Records provided —
==========

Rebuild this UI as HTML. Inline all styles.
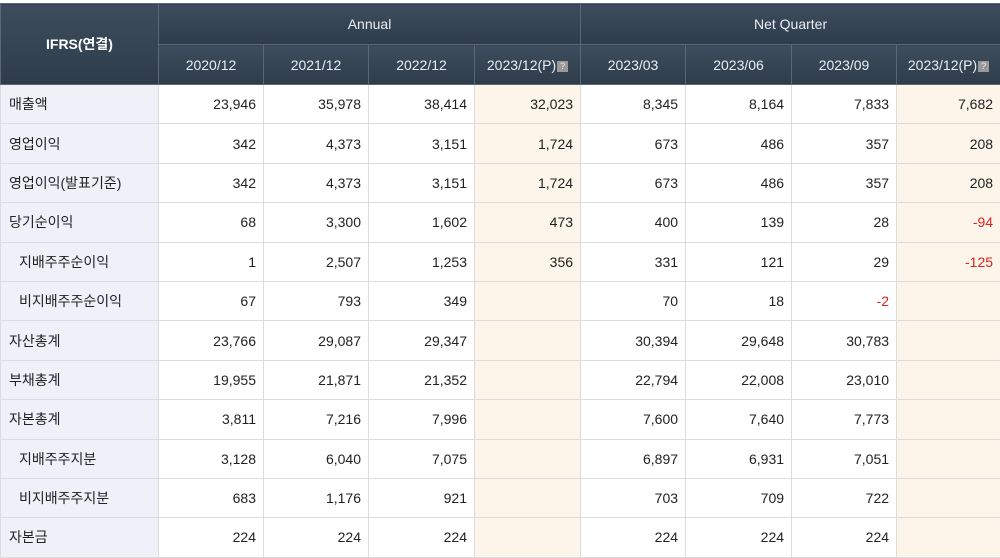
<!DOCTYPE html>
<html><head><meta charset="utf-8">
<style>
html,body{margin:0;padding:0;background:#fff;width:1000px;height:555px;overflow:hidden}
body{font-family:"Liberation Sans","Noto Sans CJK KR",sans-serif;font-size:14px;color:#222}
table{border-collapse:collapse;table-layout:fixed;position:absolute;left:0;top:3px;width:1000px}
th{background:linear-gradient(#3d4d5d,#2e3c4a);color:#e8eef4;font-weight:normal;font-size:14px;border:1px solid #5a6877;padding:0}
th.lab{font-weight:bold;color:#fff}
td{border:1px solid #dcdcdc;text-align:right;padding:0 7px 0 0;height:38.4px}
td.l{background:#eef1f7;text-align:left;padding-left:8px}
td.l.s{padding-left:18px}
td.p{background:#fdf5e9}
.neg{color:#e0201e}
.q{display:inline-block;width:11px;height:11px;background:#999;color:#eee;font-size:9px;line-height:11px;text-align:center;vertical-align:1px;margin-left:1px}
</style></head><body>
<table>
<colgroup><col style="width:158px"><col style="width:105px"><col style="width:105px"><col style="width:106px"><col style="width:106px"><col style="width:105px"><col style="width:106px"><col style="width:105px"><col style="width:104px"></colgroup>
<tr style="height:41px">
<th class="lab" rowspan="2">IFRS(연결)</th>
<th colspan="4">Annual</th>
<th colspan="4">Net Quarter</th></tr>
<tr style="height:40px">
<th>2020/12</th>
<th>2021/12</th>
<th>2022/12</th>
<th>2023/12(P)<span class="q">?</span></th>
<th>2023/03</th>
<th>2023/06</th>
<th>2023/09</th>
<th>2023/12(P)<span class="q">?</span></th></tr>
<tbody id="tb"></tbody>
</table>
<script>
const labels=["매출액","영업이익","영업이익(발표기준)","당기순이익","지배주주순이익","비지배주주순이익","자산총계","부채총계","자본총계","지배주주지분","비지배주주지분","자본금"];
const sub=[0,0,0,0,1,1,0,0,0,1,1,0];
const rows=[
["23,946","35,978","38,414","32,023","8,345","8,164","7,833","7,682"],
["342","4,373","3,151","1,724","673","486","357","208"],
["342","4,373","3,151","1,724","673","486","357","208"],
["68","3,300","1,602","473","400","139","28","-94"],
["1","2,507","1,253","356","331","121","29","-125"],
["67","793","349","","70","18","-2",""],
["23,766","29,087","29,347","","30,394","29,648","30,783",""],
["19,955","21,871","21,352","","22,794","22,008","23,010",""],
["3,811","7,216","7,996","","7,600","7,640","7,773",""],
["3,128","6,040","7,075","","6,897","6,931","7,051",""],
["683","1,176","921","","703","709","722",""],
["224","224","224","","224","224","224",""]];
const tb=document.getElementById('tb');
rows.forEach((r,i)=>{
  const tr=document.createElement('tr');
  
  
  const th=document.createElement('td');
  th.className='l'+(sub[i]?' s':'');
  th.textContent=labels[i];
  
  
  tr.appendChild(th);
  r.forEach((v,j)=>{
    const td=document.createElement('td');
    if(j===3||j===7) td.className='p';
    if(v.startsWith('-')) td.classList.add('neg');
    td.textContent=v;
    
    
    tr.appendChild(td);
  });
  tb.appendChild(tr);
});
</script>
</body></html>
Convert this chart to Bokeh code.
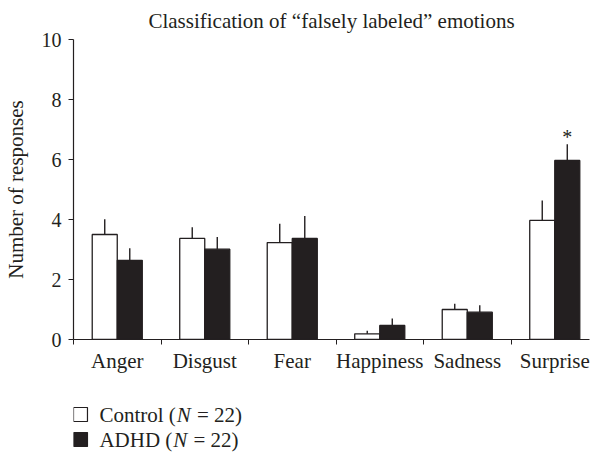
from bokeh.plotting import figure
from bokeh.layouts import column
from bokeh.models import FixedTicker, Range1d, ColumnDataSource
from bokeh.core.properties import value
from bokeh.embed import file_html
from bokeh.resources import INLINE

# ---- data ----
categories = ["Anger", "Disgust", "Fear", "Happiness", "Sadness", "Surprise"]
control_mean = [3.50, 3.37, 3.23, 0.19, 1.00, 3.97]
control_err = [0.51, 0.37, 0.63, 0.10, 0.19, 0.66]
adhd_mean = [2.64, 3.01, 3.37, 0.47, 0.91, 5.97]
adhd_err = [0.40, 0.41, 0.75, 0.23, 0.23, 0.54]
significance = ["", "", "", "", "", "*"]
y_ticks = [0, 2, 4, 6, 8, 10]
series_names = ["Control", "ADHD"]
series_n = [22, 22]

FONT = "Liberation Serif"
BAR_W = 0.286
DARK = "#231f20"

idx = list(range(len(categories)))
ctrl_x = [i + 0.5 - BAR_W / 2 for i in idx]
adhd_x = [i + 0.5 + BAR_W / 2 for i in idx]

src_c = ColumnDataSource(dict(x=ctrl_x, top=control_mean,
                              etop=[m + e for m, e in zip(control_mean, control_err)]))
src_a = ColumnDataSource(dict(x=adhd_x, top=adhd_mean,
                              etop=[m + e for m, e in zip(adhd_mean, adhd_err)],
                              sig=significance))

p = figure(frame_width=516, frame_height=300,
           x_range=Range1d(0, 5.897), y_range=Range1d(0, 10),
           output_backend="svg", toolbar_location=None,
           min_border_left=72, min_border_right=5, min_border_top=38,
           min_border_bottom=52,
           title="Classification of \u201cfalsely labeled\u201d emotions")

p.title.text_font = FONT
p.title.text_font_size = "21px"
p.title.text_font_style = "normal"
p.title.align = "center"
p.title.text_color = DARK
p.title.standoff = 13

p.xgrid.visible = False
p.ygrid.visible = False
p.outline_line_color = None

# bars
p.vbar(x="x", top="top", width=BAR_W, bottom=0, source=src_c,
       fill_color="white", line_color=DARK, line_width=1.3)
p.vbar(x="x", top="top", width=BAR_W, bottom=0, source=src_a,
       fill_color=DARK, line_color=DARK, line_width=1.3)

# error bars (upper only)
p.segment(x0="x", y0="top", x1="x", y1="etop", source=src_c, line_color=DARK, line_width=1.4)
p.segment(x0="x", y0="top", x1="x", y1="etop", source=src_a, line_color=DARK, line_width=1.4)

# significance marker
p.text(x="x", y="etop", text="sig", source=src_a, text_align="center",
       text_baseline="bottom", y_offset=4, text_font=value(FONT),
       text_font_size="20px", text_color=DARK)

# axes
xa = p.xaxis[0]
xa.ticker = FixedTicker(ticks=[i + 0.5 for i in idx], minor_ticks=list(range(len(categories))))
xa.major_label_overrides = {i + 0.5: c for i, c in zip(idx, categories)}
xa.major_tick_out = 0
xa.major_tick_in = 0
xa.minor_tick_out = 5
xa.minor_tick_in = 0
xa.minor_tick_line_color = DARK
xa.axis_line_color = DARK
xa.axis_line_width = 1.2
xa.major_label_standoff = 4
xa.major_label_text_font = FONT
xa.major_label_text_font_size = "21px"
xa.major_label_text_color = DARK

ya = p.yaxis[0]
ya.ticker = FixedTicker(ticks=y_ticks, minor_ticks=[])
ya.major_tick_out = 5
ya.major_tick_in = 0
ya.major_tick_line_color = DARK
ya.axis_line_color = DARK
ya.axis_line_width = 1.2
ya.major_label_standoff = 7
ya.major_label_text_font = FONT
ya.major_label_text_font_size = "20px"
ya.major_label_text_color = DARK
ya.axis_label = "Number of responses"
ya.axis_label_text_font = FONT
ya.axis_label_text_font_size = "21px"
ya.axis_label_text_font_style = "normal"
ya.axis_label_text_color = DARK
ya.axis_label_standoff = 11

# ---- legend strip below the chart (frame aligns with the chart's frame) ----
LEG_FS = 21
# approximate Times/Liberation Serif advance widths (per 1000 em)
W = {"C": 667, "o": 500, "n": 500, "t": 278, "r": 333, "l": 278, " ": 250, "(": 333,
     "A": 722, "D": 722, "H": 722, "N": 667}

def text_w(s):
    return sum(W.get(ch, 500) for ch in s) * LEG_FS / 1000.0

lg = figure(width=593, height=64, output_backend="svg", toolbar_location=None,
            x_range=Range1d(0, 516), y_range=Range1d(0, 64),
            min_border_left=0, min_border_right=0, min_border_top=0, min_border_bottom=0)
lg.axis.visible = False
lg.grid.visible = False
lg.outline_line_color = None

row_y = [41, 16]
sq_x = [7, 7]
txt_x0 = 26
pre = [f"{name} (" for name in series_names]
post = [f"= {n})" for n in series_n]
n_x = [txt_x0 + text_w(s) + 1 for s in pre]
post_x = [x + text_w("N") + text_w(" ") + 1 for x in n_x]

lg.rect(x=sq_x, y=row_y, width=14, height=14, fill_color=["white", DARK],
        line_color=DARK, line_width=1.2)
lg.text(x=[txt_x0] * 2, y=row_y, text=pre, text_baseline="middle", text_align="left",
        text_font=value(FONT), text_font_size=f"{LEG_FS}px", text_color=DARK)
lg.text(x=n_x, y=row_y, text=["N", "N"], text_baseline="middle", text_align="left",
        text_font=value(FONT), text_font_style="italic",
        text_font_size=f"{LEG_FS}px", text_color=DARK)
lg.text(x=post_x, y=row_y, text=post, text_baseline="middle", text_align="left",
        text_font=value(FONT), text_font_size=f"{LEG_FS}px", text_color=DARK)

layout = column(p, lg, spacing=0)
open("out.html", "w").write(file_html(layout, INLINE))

==========

What is required —
Only the lines between the line with "Convert this chart to Bokeh code." and the line with "p.outline_line_color = None", inclusive, should be reproduced, exactly as written and without pictures.

Exercise output —
Convert this chart to Bokeh code.
from bokeh.plotting import figure
from bokeh.layouts import column
from bokeh.models import FixedTicker, Range1d, ColumnDataSource
from bokeh.core.properties import value
from bokeh.embed import file_html
from bokeh.resources import INLINE

# ---- data ----
categories = ["Anger", "Disgust", "Fear", "Happiness", "Sadness", "Surprise"]
control_mean = [3.50, 3.37, 3.23, 0.19, 1.00, 3.97]
control_err = [0.51, 0.37, 0.63, 0.10, 0.19, 0.66]
adhd_mean = [2.64, 3.01, 3.37, 0.47, 0.91, 5.97]
adhd_err = [0.40, 0.41, 0.75, 0.23, 0.23, 0.54]
significance = ["", "", "", "", "", "*"]
y_ticks = [0, 2, 4, 6, 8, 10]
series_names = ["Control", "ADHD"]
series_n = [22, 22]

FONT = "Liberation Serif"
BAR_W = 0.286
DARK = "#231f20"

idx = list(range(len(categories)))
ctrl_x = [i + 0.5 - BAR_W / 2 for i in idx]
adhd_x = [i + 0.5 + BAR_W / 2 for i in idx]

src_c = ColumnDataSource(dict(x=ctrl_x, top=control_mean,
                              etop=[m + e for m, e in zip(control_mean, control_err)]))
src_a = ColumnDataSource(dict(x=adhd_x, top=adhd_mean,
                              etop=[m + e for m, e in zip(adhd_mean, adhd_err)],
                              sig=significance))

p = figure(frame_width=516, frame_height=300,
           x_range=Range1d(0, 5.897), y_range=Range1d(0, 10),
           output_backend="svg", toolbar_location=None,
           min_border_left=72, min_border_right=5, min_border_top=38,
           min_border_bottom=52,
           title="Classification of \u201cfalsely labeled\u201d emotions")

p.title.text_font = FONT
p.title.text_font_size = "21px"
p.title.text_font_style = "normal"
p.title.align = "center"
p.title.text_color = DARK
p.title.standoff = 13

p.xgrid.visible = False
p.ygrid.visible = False
p.outline_line_color = None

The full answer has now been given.